Une rapide recherche permet donc à n’importe quel jeune intéressé de trouver une offre, avant de passer en discussion privée et d’entrer en contact pour faire affaire. Les jeunes que nous avons rencontrés lors de notre enquête sont tous passés par ce mode de recrutement, qu’ils décrivent comme « facile, direct et rapide ».

« Votre droguerie recrute »

Si l’usage des réseaux sociaux semble incontestablement avoir démultiplié les canaux de diffusion des « offres d’emploi », en élargissant le terrain de recrutement à toute la France, ce n’est en réalité que l’adaptation moderne des anciens tracts version papier.

À la police judiciaire de Marseille, on se rappelle encore du premier tract sur lequel les enquêteurs étaient tombés à la cité de la Solidarité dans le 15ème arrondissement : c’était en 2019…. presque une éternité !

Sur ce flyer, on pouvait lire « votre droguerie recrute », avec le poste à pourvoir « nous recherchons vendeur en TP » et la description des missions et des aptitudes demandées, « accueil des clients et bonne vente, notamment chargé du contrôle visuel, ainsi que d’appliquer et suivre les consignes du gérant ».

Le flyer était estampillé d’un logo au nom du recruteur. Ces dernières années, les fusillades sanglantes entre dealers se sont intensifiées, fusillades dont les jeunes “djobeurs” sont souvent les premières victimes, du simple fait de leur présence aux avant-postes des points de deal, sans oublier le risque d’être interpellé et jugé, avec la politique de pilonnage menée par la préfecture de police des Bouches-du-Rhône depuis 2 ans. 
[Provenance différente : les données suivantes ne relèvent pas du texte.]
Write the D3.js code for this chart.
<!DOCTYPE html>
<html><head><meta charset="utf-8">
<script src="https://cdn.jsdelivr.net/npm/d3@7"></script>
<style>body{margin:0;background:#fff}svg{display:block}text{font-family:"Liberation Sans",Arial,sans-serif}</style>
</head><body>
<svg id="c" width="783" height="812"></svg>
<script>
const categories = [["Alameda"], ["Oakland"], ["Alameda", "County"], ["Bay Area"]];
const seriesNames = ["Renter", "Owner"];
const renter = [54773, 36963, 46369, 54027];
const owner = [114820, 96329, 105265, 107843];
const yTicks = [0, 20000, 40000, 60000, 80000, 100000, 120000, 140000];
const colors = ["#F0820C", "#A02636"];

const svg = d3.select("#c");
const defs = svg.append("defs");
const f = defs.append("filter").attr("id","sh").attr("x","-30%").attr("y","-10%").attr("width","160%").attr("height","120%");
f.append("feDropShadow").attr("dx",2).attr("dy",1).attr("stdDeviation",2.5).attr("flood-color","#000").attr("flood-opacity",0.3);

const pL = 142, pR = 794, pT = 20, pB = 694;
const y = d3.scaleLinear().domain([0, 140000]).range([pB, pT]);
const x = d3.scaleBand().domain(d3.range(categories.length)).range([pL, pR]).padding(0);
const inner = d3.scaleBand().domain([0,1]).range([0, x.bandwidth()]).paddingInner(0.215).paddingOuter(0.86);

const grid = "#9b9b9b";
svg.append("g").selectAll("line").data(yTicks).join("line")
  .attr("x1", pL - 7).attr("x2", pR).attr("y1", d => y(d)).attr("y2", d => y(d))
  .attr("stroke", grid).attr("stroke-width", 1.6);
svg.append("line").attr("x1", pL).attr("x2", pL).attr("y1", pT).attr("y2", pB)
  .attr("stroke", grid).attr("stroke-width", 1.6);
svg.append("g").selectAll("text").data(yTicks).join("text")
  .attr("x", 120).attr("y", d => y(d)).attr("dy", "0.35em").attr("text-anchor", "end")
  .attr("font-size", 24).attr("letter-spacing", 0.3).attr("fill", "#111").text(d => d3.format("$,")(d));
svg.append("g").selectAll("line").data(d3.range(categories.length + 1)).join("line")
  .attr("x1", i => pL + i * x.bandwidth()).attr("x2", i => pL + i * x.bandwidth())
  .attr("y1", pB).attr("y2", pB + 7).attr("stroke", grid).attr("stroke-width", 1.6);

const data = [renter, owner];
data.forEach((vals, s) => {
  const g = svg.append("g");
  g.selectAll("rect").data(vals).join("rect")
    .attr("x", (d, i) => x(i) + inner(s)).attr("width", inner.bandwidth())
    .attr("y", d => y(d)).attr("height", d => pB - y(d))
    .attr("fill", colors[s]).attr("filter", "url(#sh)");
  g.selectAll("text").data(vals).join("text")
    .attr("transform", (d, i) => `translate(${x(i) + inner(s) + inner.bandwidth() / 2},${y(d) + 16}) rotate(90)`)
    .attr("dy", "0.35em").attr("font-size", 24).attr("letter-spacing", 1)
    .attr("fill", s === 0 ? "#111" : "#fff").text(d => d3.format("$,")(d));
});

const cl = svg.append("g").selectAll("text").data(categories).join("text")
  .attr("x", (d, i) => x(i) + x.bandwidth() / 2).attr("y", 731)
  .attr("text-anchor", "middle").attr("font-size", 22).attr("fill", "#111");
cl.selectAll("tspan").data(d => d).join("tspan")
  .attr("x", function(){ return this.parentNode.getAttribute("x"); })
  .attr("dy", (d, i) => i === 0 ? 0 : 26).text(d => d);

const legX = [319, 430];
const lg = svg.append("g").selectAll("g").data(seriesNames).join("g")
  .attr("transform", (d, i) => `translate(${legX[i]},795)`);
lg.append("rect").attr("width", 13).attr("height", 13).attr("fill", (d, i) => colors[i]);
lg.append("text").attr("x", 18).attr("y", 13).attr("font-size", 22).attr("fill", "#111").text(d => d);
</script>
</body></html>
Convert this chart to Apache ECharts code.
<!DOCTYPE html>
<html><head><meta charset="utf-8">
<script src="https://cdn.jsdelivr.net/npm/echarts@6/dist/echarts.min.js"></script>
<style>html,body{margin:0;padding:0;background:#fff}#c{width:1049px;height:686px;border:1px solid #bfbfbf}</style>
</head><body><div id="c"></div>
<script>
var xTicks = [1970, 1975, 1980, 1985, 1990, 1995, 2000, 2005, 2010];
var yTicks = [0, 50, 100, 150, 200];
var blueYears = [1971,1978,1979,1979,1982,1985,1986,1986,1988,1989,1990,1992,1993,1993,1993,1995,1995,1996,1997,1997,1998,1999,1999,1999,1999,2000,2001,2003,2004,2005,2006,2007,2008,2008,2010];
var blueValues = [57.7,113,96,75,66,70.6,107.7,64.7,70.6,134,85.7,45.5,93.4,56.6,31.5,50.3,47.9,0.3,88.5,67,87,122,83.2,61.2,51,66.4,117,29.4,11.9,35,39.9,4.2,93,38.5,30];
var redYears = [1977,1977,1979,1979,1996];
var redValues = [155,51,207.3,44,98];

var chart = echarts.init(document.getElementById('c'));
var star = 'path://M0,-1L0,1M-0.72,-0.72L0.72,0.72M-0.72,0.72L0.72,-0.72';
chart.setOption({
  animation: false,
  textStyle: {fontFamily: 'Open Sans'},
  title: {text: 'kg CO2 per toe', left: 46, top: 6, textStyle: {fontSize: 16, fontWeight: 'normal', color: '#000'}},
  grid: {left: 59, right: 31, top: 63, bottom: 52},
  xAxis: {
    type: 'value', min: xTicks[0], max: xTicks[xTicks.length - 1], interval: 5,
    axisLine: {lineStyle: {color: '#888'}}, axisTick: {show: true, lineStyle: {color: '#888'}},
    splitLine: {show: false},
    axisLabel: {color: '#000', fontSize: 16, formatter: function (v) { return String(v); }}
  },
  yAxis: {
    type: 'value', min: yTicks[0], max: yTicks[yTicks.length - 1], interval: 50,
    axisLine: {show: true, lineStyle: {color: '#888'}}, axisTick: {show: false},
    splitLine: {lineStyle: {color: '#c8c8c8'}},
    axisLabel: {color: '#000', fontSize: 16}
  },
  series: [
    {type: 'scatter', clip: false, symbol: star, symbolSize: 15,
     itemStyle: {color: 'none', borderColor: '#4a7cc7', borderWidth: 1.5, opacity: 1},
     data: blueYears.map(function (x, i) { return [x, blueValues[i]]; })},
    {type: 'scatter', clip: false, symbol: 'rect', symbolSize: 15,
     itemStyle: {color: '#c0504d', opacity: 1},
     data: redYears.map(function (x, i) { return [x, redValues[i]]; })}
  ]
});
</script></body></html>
Les réseaux ont donc été dans l’obligation de renouveler leur main-d’œuvre, bien au-delà de Marseille, dans toute la France. Comme l’indiquent tous les observateurs, policiers, magistrats et avocats, cette économie illégale prend modèle sur le reste de la société, elle s’est considérablement « professionnalisée », y compris sur le mode de recrutement .

Depuis quelques années, les jeunes affluent ainsi facilement de toute la France, comme en atteste un chiffre tiré des statistiques policières et judiciaires : « entre 2019 et 2020, le nombre de djobeurs venus d’ailleurs que des Bouches-du-Rhône a été multiplié par 10, pour exploser en 2021 et 2022 ».